“What My Online Community Means to Me” – By SimplyV
It has been roughly 24 years since my first experience with a doctor who actively discounted my health concerns. My complaints of daily flu-like symptoms, headaches, and dizziness were met with proverbial pats on the head and a prescription for anti-depressants. Because at age 18, I couldn’t possibly have anything legitimately wrong with me.
My mother, a nurse, had told me that doctors weren’t always right, and I now believed her. But she didn’t believe me, and insisted I try the pills. Two hours after trying the new medication I wanted to chop off my head. Anything to make my head stop spinning. If I closed my eyes, the room would spin so fast that I felt nauseated. My hands shook without purpose, and I felt like I was losing all of me. I was afraid to sleep and afraid to stay awake. I was so inept the next day that I refused to hold any sharp objects or handle machinery for fear that I would lose control and accidentally kill myself.
I never took another of those pills, and I never blindly trusted a doctor again.

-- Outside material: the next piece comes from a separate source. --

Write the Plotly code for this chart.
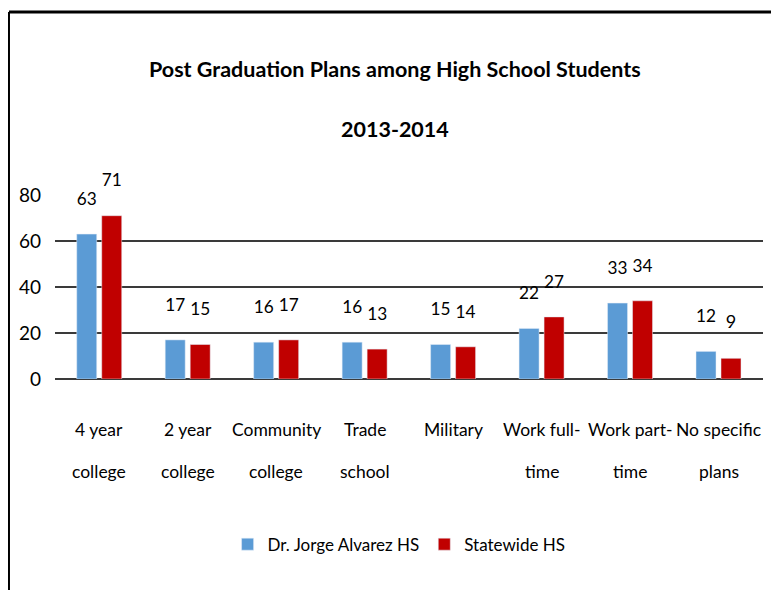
import plotly.graph_objects as go

categories = ["4 year college", "2 year college", "Community college", "Trade school",
              "Military", "Work full-time", "Work part-time", "No specific plans"]
label_line1 = ["4 year", "2 year", "Community", "Trade", "Military", "Work full-", "Work part-", "No specific"]
label_line2 = ["college", "college", "college", "school", "", "time", "time", "plans"]
alvarez = [63, 17, 16, 16, 15, 22, 33, 12]
statewide = [71, 15, 17, 13, 14, 27, 34, 9]
y_ticks = [0, 20, 40, 60, 80]

FONT = "Lato, Roboto, sans-serif"
LBL = 18

def labels(vals):
    return [f"{v}<br>\u00a0" for v in vals]

fig = go.Figure()
fig.add_trace(go.Bar(x=categories, y=alvarez, name="Dr. Jorge Alvarez HS",
                     marker=dict(color="#5B9BD5"), text=labels(alvarez), textposition="outside",
                     textfont=dict(size=LBL, color="black", family=FONT), cliponaxis=False))
fig.add_trace(go.Bar(x=categories, y=statewide, name="Statewide HS",
                     marker=dict(color="#C00000"), text=labels(statewide), textposition="outside",
                     textfont=dict(size=LBL, color="black", family=FONT), cliponaxis=False))

ann = []
for c, l1, l2 in zip(categories, label_line1, label_line2):
    ann.append(dict(x=c, y=-0.272, xref="x", yref="paper", text=l1, showarrow=False,
                    xanchor="center", yanchor="middle",
                    font=dict(size=17.5, family=FONT, color="black")))
    if l2:
        ann.append(dict(x=c, y=-0.500, xref="x", yref="paper", text=l2, showarrow=False,
                        xanchor="center", yanchor="middle",
                        font=dict(size=17.5, family=FONT, color="black")))
ann.append(dict(x=0.480, y=1.685, xref="paper", yref="paper", xanchor="center", yanchor="middle",
                text="<b>Post Graduation Plans among High School Students</b>", showarrow=False,
                font=dict(size=21.5, family=FONT, color="black")))
ann.append(dict(x=0.480, y=1.360, xref="paper", yref="paper", xanchor="center", yanchor="middle",
                text="<b>2013-2014</b>", showarrow=False,
                font=dict(size=21.5, family=FONT, color="black")))

fig.update_layout(
    width=771, height=582,
    margin=dict(l=47, r=16, t=187, b=211),
    paper_bgcolor="white", plot_bgcolor="white",
    barmode="group", bargap=0.435, bargroupgap=0.2,
    font=dict(family=FONT, size=18, color="black"),
    showlegend=True,
    legend=dict(orientation="h", x=0.486, xanchor="center", y=-0.90, yanchor="middle",
                font=dict(size=17, family=FONT), traceorder="normal", itemwidth=30),
    annotations=ann,
    shapes=[
        dict(type="line", xref="paper", yref="paper", x0=-0.065, x1=-0.065, y0=-1.3, y1=1.995,
             line=dict(color="black", width=2)),
        dict(type="line", xref="paper", yref="paper", x0=-0.065, x1=1.05, y0=1.995, y1=1.995,
             line=dict(color="black", width=3)),
    ],
)
fig.update_xaxes(showticklabels=False, showline=False, showgrid=False, zeroline=False)
fig.update_yaxes(range=[0, 80], tickvals=y_ticks, showgrid=True, gridcolor="#3a3a3a", gridwidth=1.5,
                 zeroline=True, zerolinecolor="#3a3a3a", zerolinewidth=1.5, showline=False,
                 tickfont=dict(size=19, family=FONT), ticks="", ticklabelstandoff=13)

fig.write_html("out.html")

It was probably the best thing that ever happened to me, and one of the reasons I am alive today. I took charge of my own health, and never accepted an “it’s in your head” ever again.
Just over 10 years ago, I found my online community through a series of happenstances too long to divulge and too boring that I fear it would put you to sleep. All of us were sidelined by the medical community under hats of junk diagnoses and accusations of mental disorders, but by chance had found ourselves among a group of people just like us.
In order to stay alive, we teamed together. Reading, researching, and testing out products on the least sick ones of us, we helped those worse off from making a deadly mistake and guided those new to our fold. We compiled data. We wrote blogs. We wrote doctors, senators, companies, and TV shows.
Slowly we are making headway. New medical diagnoses are being accepted by modern medicine, and our research is starting to get more mainstream attention. We are slowly being recognized by society and we ourselves are realizing just how lucky we are to have found each other.
Trying to avoid so many things considered benign to everyone else is a daily battle. It is isolating, not only from an uneducated medical community but also from friends and family that likewise do not understand. It affects all aspects of our life and restricts most of what we can do, and in this struggle we are united.
We aren’t a community by choice. We are a community by necessity, and we greet our new members with words of sympathy. Going this alone is almost certain death, and so we are bonded together by our mutual trials and tribulations in search of a light at the end of our tunnel, or at the very least, in search of a daily sliver of hope.